Granddaughter of an Episcopal bishop who was consecrated by John Hines, niece of an Episcopal priest who wrote the history of the church in Nebraska, and daughter of an Episcopal priest who served parishes in Texas until his death 20 years ago, you are sensitive to the transformative power of religion and recognize it in the people you encounter.
You began your graduate studies at Tulane University focused on Mexico. But as you learned about the civil wars in Central America in the late 1970s, your interest shifted. You visited Guatemala and fell in love with the country that was experiencing a time of terrible violence. “It was terrifying, but at the same time it was exciting and invigorating and I felt like I had found a home.” A summer project of community education in Guatemala brought you close to the violence when the labor organizers scheduled to meet with you and your colleagues were murdered on the road. You reflected, “It was horrible, but it put meaning in my life. It felt like it was something really worth thinking about.”

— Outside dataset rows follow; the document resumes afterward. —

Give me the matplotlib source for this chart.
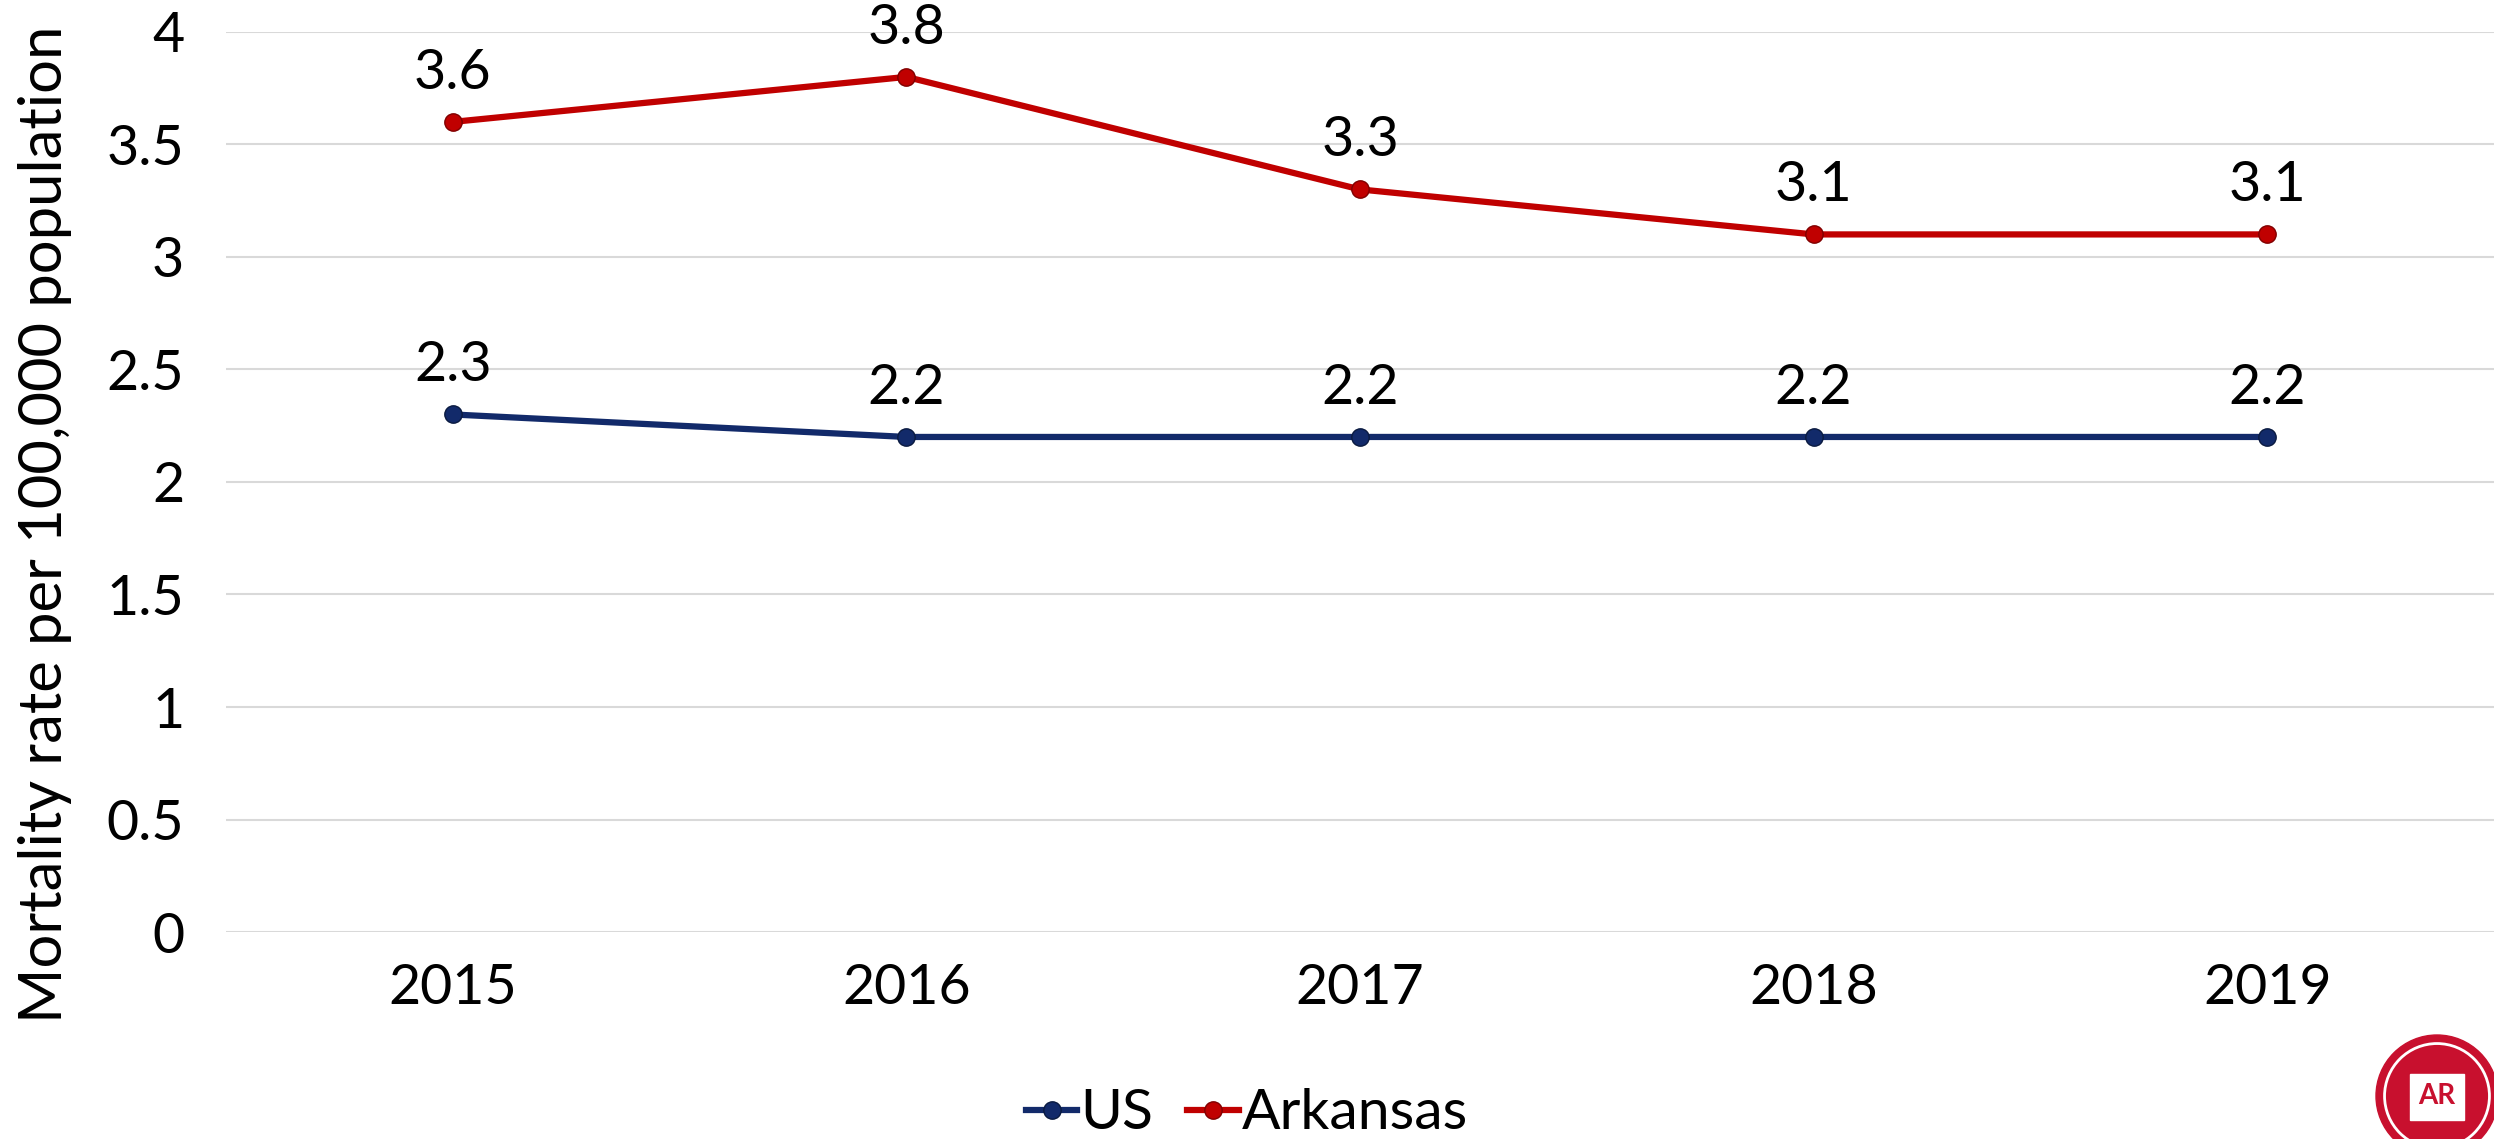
import matplotlib.pyplot as plt
from matplotlib.patches import Ellipse, Rectangle

years = ['2015', '2016', '2017', '2018', '2019']
us = [2.3, 2.2, 2.2, 2.2, 2.2]
arkansas = [3.6, 3.8, 3.3, 3.1, 3.1]
yticks = [0, 0.5, 1, 1.5, 2, 2.5, 3, 3.5, 4]

us_color = '#122a6a'
ar_color = '#c00000'

plt.rcParams['font.family'] = ['Lato', 'DejaVu Sans']

fig = plt.figure(figsize=(24.94, 11.39), dpi=100)
ax = fig.add_axes([0.0906, 0.1817, 0.9094, 0.7903])

x = list(range(len(years)))
ax.plot(x, us, color=us_color, lw=4.5, marker='o', ms=12.5,
        mfc=us_color, mec='#0a1a40', mew=1, label='US')
ax.plot(x, arkansas, color=ar_color, lw=4.5, marker='o', ms=12.5,
        mfc=ar_color, mec='#800000', mew=1, label='Arkansas')

for xi, v in zip(x, us):
    ax.annotate(f'{v:g}', (xi, v), xytext=(0, 35), textcoords='offset points',
                ha='center', va='center', fontsize=40)
for xi, v in zip(x, arkansas):
    ax.annotate(f'{v:g}', (xi, v), xytext=(0, 35), textcoords='offset points',
                ha='center', va='center', fontsize=40, annotation_clip=False)

ax.set_xlim(-0.5, len(years) - 0.5)
ax.set_ylim(0, 4)
ax.set_xticks(x)
ax.set_xticklabels(years, fontsize=40)
ax.set_yticks(yticks)
ax.set_yticklabels([f'{t:g}' for t in yticks], fontsize=40)
ax.tick_params(length=0, pad=30)
ax.tick_params(axis='x', pad=22)
ax.grid(axis='y', color='#d9d9d9', lw=1.5)
ax.set_axisbelow(True)
for s in ax.spines.values():
    s.set_visible(False)

fig.text(0.018, 0.54, 'Mortality rate per 100,000 population', rotation=90,
         ha='center', va='center', fontsize=43,
         family=['Liberation Sans Narrow', 'Lato'])

fig.legend(loc='center', bbox_to_anchor=(0.5, 0.022), ncol=2, frameon=False,
           fontsize=41, handlelength=0.9, handletextpad=0.05, columnspacing=0.6)

# logo in the corner
w, h = 122 / 2494, 122 / 1139
cx, cy = 2437 / 2494, 1 - 1096 / 1139
fig.add_artist(Ellipse((cx, cy), w, h, transform=fig.transFigure, color='#c8102e'))
fig.add_artist(Ellipse((cx, cy), w * 0.86, h * 0.86, transform=fig.transFigure,
                       fill=False, ec='white', lw=2))
fig.add_artist(Rectangle((cx - w * 0.22, cy - h * 0.2), w * 0.44, h * 0.38,
                         transform=fig.transFigure, color='white'))
fig.text(cx, cy, 'AR', ha='center', va='center', fontsize=20, color='#c8102e',
         fontweight='bold')

fig.savefig('out.png', dpi=100)
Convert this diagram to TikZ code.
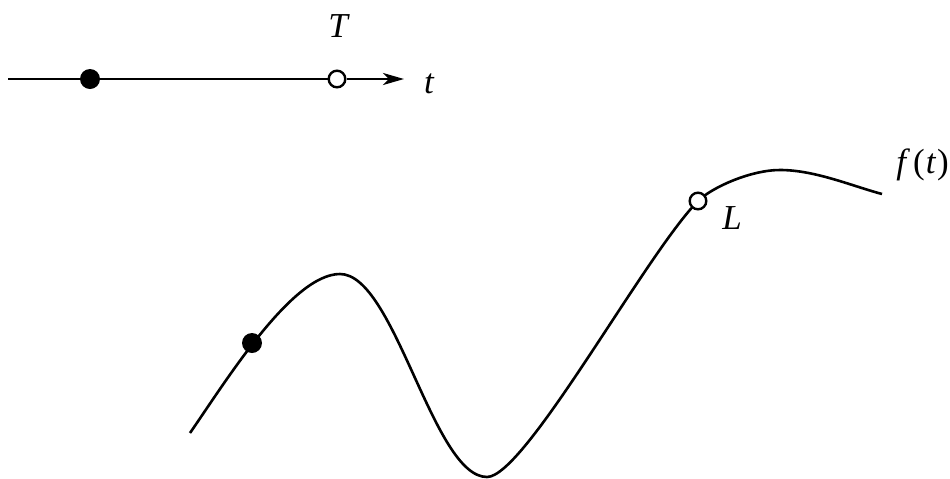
\documentclass[tikz,border=0pt]{standalone}
\usepackage{fontspec}
\setmainfont{Liberation Serif}
\usetikzlibrary{arrows.meta}
\begin{document}
\begin{tikzpicture}[x=0.5pt,y=-0.5pt,
  curveline/.style={line width=1.3pt},
  fdot/.style={circle,fill=black,inner sep=0pt,minimum size=10pt},
  odot/.style={circle,draw=black,fill=white,line width=1.2pt,inner sep=0pt,minimum size=8.3pt},
  lbl/.style={font=\fontsize{17.5}{21}\selectfont\itshape,inner sep=0pt}]
\useasboundingbox (0,0) rectangle (950,478);
% top axis
\coordinate (start) at (8,79);
\coordinate (tip) at (404,79);
\node[fdot] (d1) at (90,79) {};
\node[odot] (o1) at (337,79) {};
\draw[curveline] (start) -- (d1);
\draw[curveline] (d1) -- (o1);
\draw[curveline,-{Stealth[length=10.5pt,width=6pt,inset=3pt]}] (o1) -- (tip);
\node[lbl] (T) at (338,26) {T};
\node[lbl] (tl) at (429,84) {t};
% curve
\coordinate (c0) at (190,433);
\coordinate (c1) at (340,274);
\coordinate (c2) at (487,477);
\coordinate (c3) at (698,201);
\coordinate (c4) at (780,170);
\coordinate (c5) at (882,194);
\draw[curveline] (c0) .. controls (226,381) and (292,274) .. (c1)
  .. controls (395,274) and (433,477) .. (c2)
  .. controls (525,477) and (645,255) .. (c3)
  .. controls (711,188) and (750,170) .. (c4)
  .. controls (815,170) and (852,186) .. (c5);
\node[fdot] (d2) at (252,343) {};
\node[odot] (o2) at (c3) {};
\node[lbl] (L) at (732,218) {L};
\node[lbl,anchor=west] (f) at (896,165) {f\kern3.5pt\upshape(\kern0.5pt\itshape t\kern0.8pt\upshape)};
\end{tikzpicture}
\end{document}
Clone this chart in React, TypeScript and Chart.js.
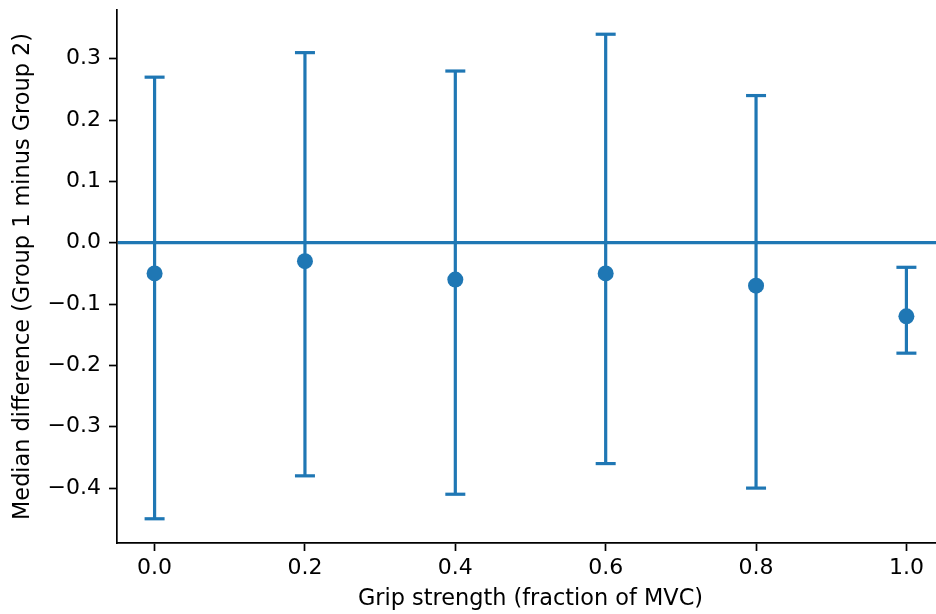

You have followed the rise of evangelical religions in Guatemala, a historically Catholic country. You recount driving through a particularly dangerous area in the mountains and encountering people walking in the rain with joy on their faces as they played musical instruments. It was a time of war, but they were on their way to a tent meeting. “And it really struck me that if you could just tell from afar that something transformative had happened to them, it must be something worth paying attention to. So that’s what got me started.”
A member of the faculty at the University of Texas at Austin since 1990, teaching in the departments of History and Religious Studies, and a faculty affiliate of the Teresa Lozano Long Institute of Latin American Studies, you were recently chosen to be the new director of LLILAS Benson Latin American Studies and Collections.
For your tremendous accomplishments in scholarship, teaching and publication, Seminary of the Southwest is honored to present you with the 2016 Durstan R McDonald Teaching Award.